### [Records for the exercise]
╔══

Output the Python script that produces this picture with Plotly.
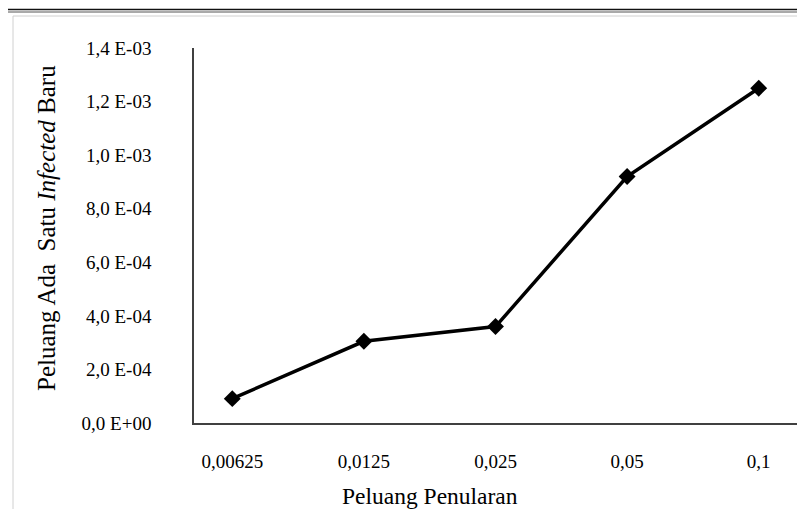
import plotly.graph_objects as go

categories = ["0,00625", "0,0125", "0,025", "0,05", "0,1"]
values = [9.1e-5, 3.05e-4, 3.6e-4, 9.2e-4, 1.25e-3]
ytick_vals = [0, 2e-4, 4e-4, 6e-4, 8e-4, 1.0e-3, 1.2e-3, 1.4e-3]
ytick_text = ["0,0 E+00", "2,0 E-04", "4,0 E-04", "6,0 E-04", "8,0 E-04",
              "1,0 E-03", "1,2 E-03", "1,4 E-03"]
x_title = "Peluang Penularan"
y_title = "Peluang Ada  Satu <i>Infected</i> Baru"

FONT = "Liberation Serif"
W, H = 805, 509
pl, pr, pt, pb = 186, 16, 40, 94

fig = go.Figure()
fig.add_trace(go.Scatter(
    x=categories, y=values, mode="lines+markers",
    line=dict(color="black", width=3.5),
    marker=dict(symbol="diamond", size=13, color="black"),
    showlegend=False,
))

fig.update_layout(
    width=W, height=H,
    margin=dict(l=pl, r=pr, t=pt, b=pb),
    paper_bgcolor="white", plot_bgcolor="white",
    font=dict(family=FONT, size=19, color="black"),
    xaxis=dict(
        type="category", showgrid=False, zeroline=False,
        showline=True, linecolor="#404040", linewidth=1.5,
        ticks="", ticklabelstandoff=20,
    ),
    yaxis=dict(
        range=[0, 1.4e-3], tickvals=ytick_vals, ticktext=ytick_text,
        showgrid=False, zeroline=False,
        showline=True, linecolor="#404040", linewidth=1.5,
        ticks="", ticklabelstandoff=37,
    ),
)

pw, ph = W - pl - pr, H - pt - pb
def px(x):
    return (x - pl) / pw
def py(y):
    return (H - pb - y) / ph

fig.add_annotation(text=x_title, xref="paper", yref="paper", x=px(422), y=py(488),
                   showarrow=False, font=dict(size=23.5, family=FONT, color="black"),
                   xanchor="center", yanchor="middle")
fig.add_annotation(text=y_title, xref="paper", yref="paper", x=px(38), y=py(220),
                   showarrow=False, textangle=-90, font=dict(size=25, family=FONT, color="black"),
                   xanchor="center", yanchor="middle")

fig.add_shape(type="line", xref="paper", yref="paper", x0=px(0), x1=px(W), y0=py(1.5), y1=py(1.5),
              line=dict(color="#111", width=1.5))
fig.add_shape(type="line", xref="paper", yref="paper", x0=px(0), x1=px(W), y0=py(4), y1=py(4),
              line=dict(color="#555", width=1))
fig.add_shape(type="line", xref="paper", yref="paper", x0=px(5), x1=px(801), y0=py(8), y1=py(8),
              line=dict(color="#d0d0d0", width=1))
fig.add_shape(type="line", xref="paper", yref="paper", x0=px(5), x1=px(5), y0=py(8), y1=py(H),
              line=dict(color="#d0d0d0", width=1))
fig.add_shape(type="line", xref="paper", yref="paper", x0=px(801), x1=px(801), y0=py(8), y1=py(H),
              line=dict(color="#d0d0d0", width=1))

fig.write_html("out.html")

╚══
╔══

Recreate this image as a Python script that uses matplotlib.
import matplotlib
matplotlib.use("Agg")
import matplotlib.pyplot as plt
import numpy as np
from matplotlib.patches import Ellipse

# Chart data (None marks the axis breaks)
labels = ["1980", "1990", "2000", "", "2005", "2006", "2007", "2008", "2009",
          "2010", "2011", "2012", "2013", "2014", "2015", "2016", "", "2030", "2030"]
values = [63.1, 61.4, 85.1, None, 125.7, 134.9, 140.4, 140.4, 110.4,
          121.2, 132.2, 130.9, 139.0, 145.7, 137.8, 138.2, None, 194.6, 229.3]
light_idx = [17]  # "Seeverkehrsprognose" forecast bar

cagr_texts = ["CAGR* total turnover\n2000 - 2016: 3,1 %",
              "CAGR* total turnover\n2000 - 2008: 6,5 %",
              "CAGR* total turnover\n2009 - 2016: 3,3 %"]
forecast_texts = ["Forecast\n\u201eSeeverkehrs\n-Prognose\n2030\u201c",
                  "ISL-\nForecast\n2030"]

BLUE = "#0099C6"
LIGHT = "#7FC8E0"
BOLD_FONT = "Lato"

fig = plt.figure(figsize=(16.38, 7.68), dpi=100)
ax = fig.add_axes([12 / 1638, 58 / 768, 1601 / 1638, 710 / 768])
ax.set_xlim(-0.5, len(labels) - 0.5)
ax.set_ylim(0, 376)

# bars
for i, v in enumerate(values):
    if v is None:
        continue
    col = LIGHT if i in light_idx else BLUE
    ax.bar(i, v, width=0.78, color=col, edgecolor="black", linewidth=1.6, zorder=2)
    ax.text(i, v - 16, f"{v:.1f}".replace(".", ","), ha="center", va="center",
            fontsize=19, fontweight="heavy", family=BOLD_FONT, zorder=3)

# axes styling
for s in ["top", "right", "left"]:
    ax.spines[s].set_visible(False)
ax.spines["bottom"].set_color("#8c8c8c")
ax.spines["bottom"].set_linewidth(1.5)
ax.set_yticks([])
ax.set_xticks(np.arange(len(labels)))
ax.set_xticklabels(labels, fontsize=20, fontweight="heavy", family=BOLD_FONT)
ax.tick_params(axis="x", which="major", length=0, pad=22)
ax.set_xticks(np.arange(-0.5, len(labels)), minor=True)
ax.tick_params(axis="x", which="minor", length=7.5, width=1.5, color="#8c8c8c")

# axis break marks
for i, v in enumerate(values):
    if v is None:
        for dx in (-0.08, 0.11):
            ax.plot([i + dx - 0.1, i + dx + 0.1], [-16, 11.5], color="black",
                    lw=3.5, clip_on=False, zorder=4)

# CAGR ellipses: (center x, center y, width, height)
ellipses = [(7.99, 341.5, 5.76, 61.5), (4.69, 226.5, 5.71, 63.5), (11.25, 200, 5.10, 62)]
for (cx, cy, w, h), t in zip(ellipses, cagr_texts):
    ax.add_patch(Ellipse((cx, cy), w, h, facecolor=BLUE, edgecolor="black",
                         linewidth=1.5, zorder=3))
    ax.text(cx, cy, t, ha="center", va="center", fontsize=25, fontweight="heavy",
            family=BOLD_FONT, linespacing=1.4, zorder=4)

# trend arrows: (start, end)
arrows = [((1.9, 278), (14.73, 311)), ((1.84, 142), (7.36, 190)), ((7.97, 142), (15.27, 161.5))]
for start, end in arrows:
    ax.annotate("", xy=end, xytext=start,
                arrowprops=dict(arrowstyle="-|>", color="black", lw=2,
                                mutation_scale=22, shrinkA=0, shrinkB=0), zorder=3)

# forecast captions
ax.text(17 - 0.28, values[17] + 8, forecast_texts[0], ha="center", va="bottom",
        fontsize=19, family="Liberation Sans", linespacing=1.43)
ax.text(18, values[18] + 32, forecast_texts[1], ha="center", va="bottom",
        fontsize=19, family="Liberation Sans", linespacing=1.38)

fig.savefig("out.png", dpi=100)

╚══

### [Goal]
Where a line contains "matplotlib", copy that line.

### [Reply]
Recreate this image as a Python script that uses matplotlib.
import matplotlib
matplotlib.use("Agg")
import matplotlib.pyplot as plt
from matplotlib.patches import Ellipse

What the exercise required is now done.